Limitations & Future Work

  • While universal, using loss as a difficulty proxy might not be fine-grained enough—high loss may stem from annotation noise rather than genuine learning difficulty.
  • K-means clustering assumes that the loss distribution is unimodal or separable, which might be suboptimal for multimodal distributions.
  • Hyperparameters of the sliding window (\(k\), \(\alpha\), \(r\), and the number of annealing epochs) require tuning, although the paper claims to use default settings.
  • For extremely small datasets (such as CIFAR-10, 50K), the necessity of random sampling for de-redundancy is weak.
  • InfoBatch (ICLR'24): A pioneer in dynamic pruning based on average loss. SeTa further identifies and excludes redundant and over-difficult samples through K-means clustering and a sliding window.
  • EfficientTrain++: A sample-level method (frequency cropping + curriculum learning), whose cross-domain generalizability is inferior to SeTa.
  • Curriculum Learning: SeTa's sliding window is an efficient implementation of curriculum learning.

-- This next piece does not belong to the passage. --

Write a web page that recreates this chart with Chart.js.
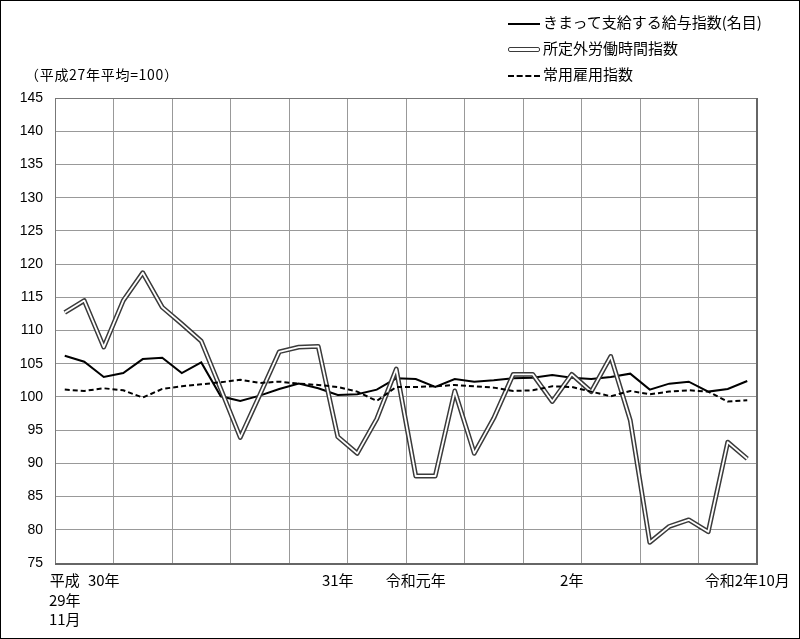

The cyclic easy-to-hard approach avoids the monotonic progressive limitations of traditional curriculum learning.

Rating

⭐⭐⭐⭐ — Extremely minimalist method yet with exceptionally broad coverage (11 datasets × 10 tasks × 14 models), offering high practical value. The core insight—simultaneously removing three types of low-value samples—is more comprehensive than existing approaches. The developer friendliness of its 3-line-code integration is a genuine plus.